Hello i have a little clarification to make for myself with the help of you:)
So we know that electricity moves so fast through the wires because the charge is being "pushed" by the EM force which is mediated by the photon.
Now AC systems no matter what the frequency have real photons mediating their respective EM fields because the voltage and current is reversing polarity constantly.
Now in a DC system we say there are virtual photons.

Now let's assume a situation you have a 12v DC source , you have a switch and a light bulb.
At the moment when you flip the switch "ON" the charge starts to flow in the wire that is after the switch , now in that moment the electrons from a random movement join in a flow of electrons in one direction.
Now it is the moment when the system get's connected that the changes happen and in that moment are there real photons involved and if so then for how long? For the moment when the voltage get's "kicked" in the circuit.Because after it is connected it just flows and being a dc circuit we would say it doesn't change polarity is not time/amplitude varying so is constant and has virtual photons right?
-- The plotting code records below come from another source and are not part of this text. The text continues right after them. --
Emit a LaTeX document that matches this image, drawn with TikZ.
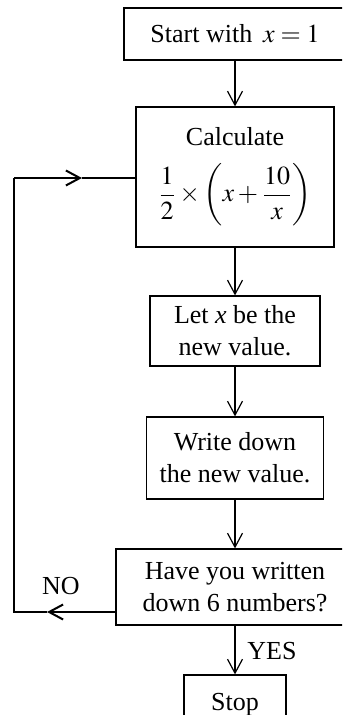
\documentclass[tikz,border=0pt]{standalone}
\usepackage{mathptmx}
\usepackage{fontspec}
\setmainfont{Liberation Serif}
\usetikzlibrary{arrows.meta}

\begin{document}
\begin{tikzpicture}[
    x = 0.5pt, y = -0.5pt,
    >={Straight Barb[length=7pt, width=7.5pt]},
    every node/.style = {font=\fontsize{13}{16}\selectfont},
    box/.style = {draw, line width=0.6pt, align=center, inner sep=0pt},
    flow/.style = {->, line width=0.6pt},
    back/.style = {->, line width=1pt}]

\useasboundingbox (0,0) rectangle (342,715);
\clip (0,0) rectangle (342,715);

% The boxes
\node[box, minimum width=111pt, minimum height=26pt] (start) at (235,34) {Start with\, $x = 1$};
\node[box, minimum width=99pt, minimum height=70pt] (calc) at (235,177)
    {Calculate\\[8pt] $\displaystyle \frac{1}{2}\times\left(x+\frac{10}{x}\right)$};
\node[box, minimum width=85pt, minimum height=35pt] (let) at (235,331) {Let \textit{x} be the\\new value.};
\node[box, minimum width=88.5pt, minimum height=41pt] (write) at (235,458) {Write down\\the new value.};
\node[box, minimum width=119pt, minimum height=38pt] (have) at (235,587) {Have you written\\down 6 numbers?};
\node[box, minimum width=51pt, minimum height=30pt] (stop) at (235,705) {Stop};

\draw[flow] (start.south) -- (calc.north);
\draw[flow] (calc.south) -- (let.north);
\draw[flow] (let.south) -- (write.north);
\draw[flow] (write.south) -- (have.north);
\draw[flow] (have.south) -- (stop.north);

% The loop back
\coordinate (nocorner) at (14,612);
\coordinate (noarrow) at (47,612);
\coordinate (backcorner) at (14,178);
\coordinate (backarrow) at (82,178);

\draw[back] (have.west |- noarrow) -- (noarrow);
\draw[line width=0.6pt] (noarrow) -- (nocorner) -- (backcorner);
\draw[back] (backcorner) -- (backarrow);
\draw[line width=0.6pt] (backarrow) -- (calc.west |- backarrow);

\node (no) at (61,586) {NO};
\node (yes) at (272,651) {YES};

\end{tikzpicture}
\end{document}
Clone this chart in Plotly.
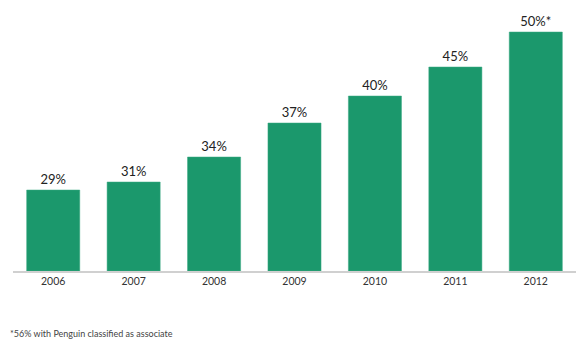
import plotly.graph_objects as go

years = ["2006", "2007", "2008", "2009", "2010", "2011", "2012"]
labels = ["29%", "31%", "34%", "37%", "40%", "45%", "50%*"]
# bar heights as drawn in the original (not proportional to labels)
bar_heights = [81, 89, 114, 148, 175, 204, 239]
footnote = "*56% with Penguin classified as associate"

fig = go.Figure(go.Bar(
    x=years, y=bar_heights, text=labels,
    textposition="outside", cliponaxis=False,
    textfont=dict(family="Lato", size=13, color="#222222"),
    marker=dict(color="#1b986c", line=dict(color="#3aa883", width=0.5)),
))

fig.update_layout(
    width=583, height=352,
    margin=dict(l=13, r=7, t=0, b=81),
    paper_bgcolor="white", plot_bgcolor="white",
    bargap=0.34, showlegend=False,
    font=dict(family="Lato"),
    xaxis=dict(showline=True, linecolor="#d0d0d0", linewidth=1.5,
               showgrid=False, ticks="", zeroline=False,
               tickfont=dict(family="Lato", size=10.5, color="#333333")),
    yaxis=dict(range=[0, 271], visible=False, showgrid=False, zeroline=False),
    annotations=[dict(text=footnote, x=8, y=333, xref="paper", yref="paper",
                      showarrow=False)],
)
# place footnote in pixel terms via paper coords
fig.layout.annotations[0].update(
    x=(8 - 13) / 563, y=(352 - 81 - 333) / 271, xanchor="left", yanchor="middle",
    font=dict(family="Lato", size=9, color="#444444"))

fig.write_html("out.html")
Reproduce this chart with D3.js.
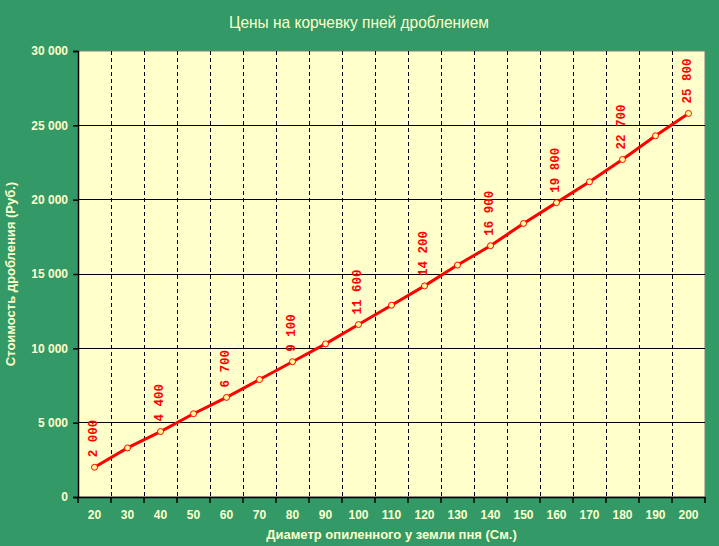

The same thing goes for SMPS where the high power mosfets actually rapidly switch dc ON/OFF at a very fast rate and that creates a time/amplitude varying current which has real photons and to a certain extent can be considered an AC waveform.
So when I flip a dc hand switch at the moment when the power is connected the system has virtual or real photons?

Excuse me for this messed up explanation of my question I just am in a hurry.

 

[mfb]

For low frequencies, photons are a bad model of the electromagnetic field. It is not impossible to consider this model, but it does not give useful results. The most fundamental theory (known) about electromagnetism treats it as a field, photons are just a way to visualize some (!) interactions of this field.

 

[Crazymechanic]

So your saying that we are better off if we don't quantize the EM field? To which I could agree.

But still my question applies , I just really wanted to know what do we say when DC is being switched no matter what the frequency , it could be just one switch like switching something on , in the moment of the switch turning on in a simple dc circuit there must be a sudden change , the EM force which "pushes" the charge to the other side of the circuit.But we know that electrons alone would take a long long time to do that so...

My question was meant from a purely theoretical perspective about the moment of the switching on.
So if speaking about the EM from a field perspective , the field still doesn't come up all at once rather it travels with close to c in the medium (copper wire let's say)

Ok tell me is it even possible to answer my question in the way I made it?

 

[sophiecentaur]

So your saying that we are better off if we don't quantize the EM field? To which I could agree.

But still my question applies , I just really wanted to know what do we say when DC is being switched no matter what the frequency , it could be just one switch like switching something on , in the moment of the switch turning on in a simple dc circuit there must be a sudden change , the EM force which "pushes" the charge to the other side of the circuit.But we know that electrons alone would take a long long time to do that so...

My question was meant from a purely theoretical perspective about the moment of the switching on.
So if speaking about the EM from a field perspective , the field still doesn't come up all at once rather it travels with close to c in the medium (copper wire let's say)

Ok tell me is it even possible to answer my question in the way I made it?

For a DC signal, the 'photon energy' is zero so there are an infinite (??) number of them - or quanta. I guess that's a good reason for not using them in an explanation.

 

[f95toli]

But still my question applies , I just really wanted to know what do we say when DC is being switched no matter what the frequency , it could be just one switch like switching something on , in the moment of the switch turning on in a simple dc circuit there must be a sudden change

If you are turning something on (or off) it is no longer DC. At the moment you turn it on, you are generating a waveform which -in theory- is a step function. Now, if you look at the spectra of such a function you'll find that it extends up to infiniti; i.e. it is very much an AC problem.

Now, in real life there is no such thing as a step function; but if you want to turn something on quckly (fast risetime) you still need a large BW (rule-of-thumb: 3*1/risetime) or the "turn on time" will increase. This is why you need RF circuitry for fast digital electronics even though 1 and 0 are represented by "on" and "off".

My point is: even from a conventional EM point of view this is an AC problem. Hence, the usual explanation for AC transmission applies.

 

[Crazymechanic]

The heavyweight champs of PF just kicked in.Thanks now I am actually getting closer to where I thought the answer would be.
So basically it would be fair to assume that every DC circuit in the moment when it is turned on or off is an or resembles a AC half period , because you have the initial condition at zero potential which rises suddenly depending on the switch but still slower or faster there is a rise and why that rise is happening the DC current even though not polarity switching gets amplitude varying so would it be fair then to say that at the moment of switch on or off it resembles and AC and also has the things that belong to AC ?

I guess the answer should be yes because in the most basic underlying principle that's how smps power supplies work.